▶ **EXERCISE OBJECTIVE**: Skipping all pictures, set down the lines of the listing from the first through the one with "const azadirachtinValues = [2280, 2120, 2380];".

━━━ DATASET SECTION ━━━

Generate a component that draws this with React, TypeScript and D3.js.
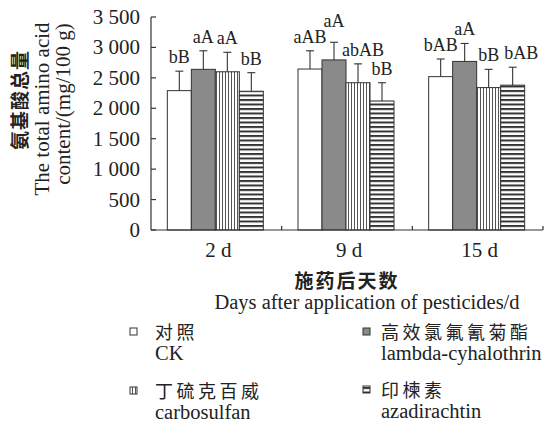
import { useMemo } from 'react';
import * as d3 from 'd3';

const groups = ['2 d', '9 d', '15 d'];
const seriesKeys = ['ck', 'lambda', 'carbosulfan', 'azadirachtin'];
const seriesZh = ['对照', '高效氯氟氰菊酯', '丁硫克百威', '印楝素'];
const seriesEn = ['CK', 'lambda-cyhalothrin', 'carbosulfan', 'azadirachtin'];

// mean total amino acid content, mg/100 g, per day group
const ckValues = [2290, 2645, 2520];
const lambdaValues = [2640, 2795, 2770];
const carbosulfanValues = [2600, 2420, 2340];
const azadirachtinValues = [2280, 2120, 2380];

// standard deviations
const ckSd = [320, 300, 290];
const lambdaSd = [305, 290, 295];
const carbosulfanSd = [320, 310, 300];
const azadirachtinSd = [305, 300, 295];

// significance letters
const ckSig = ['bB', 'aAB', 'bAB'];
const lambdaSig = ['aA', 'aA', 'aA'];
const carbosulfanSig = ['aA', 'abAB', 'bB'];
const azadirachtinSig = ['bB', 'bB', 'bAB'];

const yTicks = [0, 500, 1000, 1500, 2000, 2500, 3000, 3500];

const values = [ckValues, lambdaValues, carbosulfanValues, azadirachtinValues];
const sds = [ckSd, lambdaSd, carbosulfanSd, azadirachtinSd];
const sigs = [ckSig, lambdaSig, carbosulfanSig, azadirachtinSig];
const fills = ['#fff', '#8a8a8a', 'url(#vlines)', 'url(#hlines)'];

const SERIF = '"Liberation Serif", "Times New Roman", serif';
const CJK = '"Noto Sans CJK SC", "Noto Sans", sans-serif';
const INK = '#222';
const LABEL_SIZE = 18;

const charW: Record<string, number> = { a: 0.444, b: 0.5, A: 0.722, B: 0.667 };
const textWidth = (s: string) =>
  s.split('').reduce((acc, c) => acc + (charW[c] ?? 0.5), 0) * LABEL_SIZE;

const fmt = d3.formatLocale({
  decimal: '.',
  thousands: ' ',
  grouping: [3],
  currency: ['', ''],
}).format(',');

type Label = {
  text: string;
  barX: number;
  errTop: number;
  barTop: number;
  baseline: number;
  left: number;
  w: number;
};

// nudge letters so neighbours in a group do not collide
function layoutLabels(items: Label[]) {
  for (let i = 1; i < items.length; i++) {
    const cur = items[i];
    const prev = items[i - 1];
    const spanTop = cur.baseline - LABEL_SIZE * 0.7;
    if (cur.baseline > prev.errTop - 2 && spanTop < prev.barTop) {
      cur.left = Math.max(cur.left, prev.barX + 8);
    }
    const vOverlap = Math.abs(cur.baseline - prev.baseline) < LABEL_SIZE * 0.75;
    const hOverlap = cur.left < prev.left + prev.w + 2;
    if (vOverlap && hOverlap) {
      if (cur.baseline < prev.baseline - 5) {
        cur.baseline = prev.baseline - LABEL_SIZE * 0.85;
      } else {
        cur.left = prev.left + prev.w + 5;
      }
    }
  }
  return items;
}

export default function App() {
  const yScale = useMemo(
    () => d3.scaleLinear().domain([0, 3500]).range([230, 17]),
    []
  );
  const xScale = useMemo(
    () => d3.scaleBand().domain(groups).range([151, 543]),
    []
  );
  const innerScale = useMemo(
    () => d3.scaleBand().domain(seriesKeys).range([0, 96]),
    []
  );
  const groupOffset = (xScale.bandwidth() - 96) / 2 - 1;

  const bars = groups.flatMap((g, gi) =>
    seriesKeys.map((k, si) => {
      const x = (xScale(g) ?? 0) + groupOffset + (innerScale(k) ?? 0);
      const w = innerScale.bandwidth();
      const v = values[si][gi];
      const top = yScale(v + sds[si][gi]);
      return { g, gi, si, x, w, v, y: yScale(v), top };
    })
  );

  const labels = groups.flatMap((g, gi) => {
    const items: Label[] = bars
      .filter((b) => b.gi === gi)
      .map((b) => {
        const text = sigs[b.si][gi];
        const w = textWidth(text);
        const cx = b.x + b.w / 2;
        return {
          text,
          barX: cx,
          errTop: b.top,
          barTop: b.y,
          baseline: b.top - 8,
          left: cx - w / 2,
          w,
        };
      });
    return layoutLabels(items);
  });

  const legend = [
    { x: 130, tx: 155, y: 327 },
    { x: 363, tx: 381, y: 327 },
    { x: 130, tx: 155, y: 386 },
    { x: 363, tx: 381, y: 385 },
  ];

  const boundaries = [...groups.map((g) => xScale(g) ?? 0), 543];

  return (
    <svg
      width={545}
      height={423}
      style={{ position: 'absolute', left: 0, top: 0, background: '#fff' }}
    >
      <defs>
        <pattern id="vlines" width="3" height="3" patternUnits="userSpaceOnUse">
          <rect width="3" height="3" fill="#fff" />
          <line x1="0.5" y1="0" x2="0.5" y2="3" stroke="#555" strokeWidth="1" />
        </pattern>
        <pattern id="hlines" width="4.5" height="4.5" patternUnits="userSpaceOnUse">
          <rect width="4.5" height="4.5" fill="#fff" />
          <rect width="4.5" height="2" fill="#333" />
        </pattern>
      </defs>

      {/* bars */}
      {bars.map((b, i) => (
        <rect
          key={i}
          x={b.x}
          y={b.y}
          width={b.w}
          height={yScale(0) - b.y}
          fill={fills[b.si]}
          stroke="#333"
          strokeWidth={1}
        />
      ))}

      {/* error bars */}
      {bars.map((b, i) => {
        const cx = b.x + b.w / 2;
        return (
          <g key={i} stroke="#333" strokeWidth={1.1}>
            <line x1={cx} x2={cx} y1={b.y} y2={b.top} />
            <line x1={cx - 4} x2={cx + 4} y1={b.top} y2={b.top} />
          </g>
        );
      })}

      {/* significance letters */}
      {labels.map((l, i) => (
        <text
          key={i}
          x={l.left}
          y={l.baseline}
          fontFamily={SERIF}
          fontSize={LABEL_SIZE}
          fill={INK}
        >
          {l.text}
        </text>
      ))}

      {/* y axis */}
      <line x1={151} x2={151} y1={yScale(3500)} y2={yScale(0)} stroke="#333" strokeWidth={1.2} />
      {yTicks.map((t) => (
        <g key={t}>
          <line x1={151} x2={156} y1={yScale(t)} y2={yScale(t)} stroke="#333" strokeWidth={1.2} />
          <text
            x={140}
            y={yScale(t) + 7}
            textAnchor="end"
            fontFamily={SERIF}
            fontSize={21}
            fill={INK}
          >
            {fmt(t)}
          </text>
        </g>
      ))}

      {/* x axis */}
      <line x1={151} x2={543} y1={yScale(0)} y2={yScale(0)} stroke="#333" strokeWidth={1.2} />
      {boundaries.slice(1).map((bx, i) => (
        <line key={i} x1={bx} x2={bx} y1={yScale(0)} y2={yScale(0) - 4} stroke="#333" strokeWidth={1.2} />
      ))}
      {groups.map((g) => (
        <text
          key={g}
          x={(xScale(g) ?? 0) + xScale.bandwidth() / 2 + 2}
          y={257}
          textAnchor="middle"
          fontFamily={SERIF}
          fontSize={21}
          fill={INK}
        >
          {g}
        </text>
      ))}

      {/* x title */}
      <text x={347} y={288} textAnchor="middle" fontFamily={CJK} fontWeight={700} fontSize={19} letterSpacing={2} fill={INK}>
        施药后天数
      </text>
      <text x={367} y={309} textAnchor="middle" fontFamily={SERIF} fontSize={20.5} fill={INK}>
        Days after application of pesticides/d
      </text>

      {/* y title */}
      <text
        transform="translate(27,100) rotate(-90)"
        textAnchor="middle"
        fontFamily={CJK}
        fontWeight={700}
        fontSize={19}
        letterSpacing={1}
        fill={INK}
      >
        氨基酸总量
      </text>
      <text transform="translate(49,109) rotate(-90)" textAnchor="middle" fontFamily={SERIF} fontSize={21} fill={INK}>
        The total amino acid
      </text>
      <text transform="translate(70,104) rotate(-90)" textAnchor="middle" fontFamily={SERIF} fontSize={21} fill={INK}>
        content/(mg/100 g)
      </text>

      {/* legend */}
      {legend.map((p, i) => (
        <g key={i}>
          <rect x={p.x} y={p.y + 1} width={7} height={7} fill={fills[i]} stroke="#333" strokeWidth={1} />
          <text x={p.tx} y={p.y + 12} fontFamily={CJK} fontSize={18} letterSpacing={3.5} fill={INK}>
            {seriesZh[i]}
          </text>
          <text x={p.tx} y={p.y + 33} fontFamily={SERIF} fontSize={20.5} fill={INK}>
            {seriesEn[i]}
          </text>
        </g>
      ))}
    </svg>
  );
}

━━━

▶ **TASK RESULT**:
Generate a component that draws this with React, TypeScript and D3.js.
import { useMemo } from 'react';
import * as d3 from 'd3';

const groups = ['2 d', '9 d', '15 d'];
const seriesKeys = ['ck', 'lambda', 'carbosulfan', 'azadirachtin'];
const seriesZh = ['对照', '高效氯氟氰菊酯', '丁硫克百威', '印楝素'];
const seriesEn = ['CK', 'lambda-cyhalothrin', 'carbosulfan', 'azadirachtin'];

// mean total amino acid content, mg/100 g, per day group
const ckValues = [2290, 2645, 2520];
const lambdaValues = [2640, 2795, 2770];
const carbosulfanValues = [2600, 2420, 2340];
const azadirachtinValues = [2280, 2120, 2380];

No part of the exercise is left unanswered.